Bangladesh's economy to grow slightly faster by 6.5%

Bangladesh's gross domestic product (GDP) is expected to grow by 6.5 per cent in ongoing fiscal year, compared to the 6.0 per cent growth in FY2023, according to the latest Asian Development Bank (ADB) report released today.

The report "Asian Development Outlook (ADO) September 2023" states that the slightly faster growth forecast reflects an improvement in domestic demand and better export growth due to economic recovery in the euro area.

Inflation is projected to ease to 6.6 per cent in the current fiscal from 9.0 per cent in FY2023. The current account deficit is expected to slightly narrow, from 0.7 per cent of GDP in the previous fiscal to 0.5 per cent in FY2024, as remittance growth improves.

The main risk to this growth projection is a further deterioration in export growth if global demand is weaker than expected, reads the report.

"The government is managing relatively well against the external economic uncertainties, while advancing infrastructure development and critical reforms to improve the investment climate," said ADB Country Director Edimon Ginting.

These key structural reforms include strengthening public financial management, enhancing domestic resource mobilisation, improving logistics, and deepening the financial sector, which are critical for private sector development, export diversification and productive job creation in the medium term, said Ginting.

"Continued high oil prices also provides a good incentive to accelerate reforms to expand domestic renewable energy supply and achieve the country's climate change goals."

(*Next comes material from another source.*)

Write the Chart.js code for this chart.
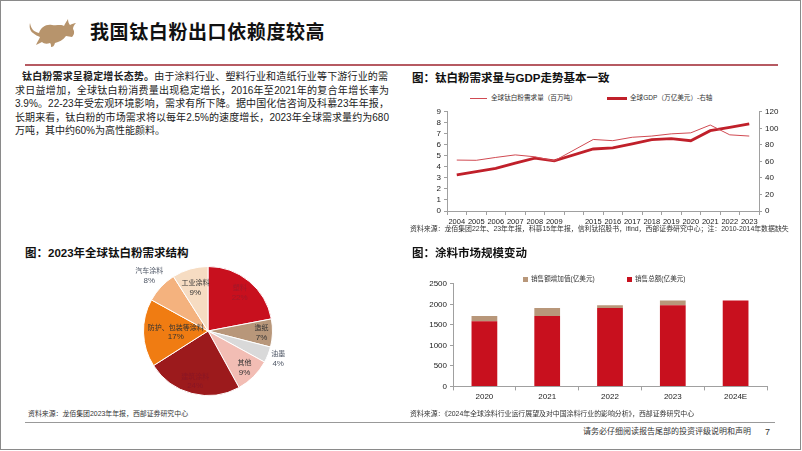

The report states that moderate inflation and an increase in remittances will contribute to reviving private consumption, while the completion of a number of major government infrastructure projects will increase investment. Private investment, however, may be dampened by the initial higher interest rates following the enhancement in the country's monetary policy framework.

Inflation is expected to ease with some fall in global non-fuel commodity prices, higher agricultural production, and the initial tightening of monetary policy under the new framework.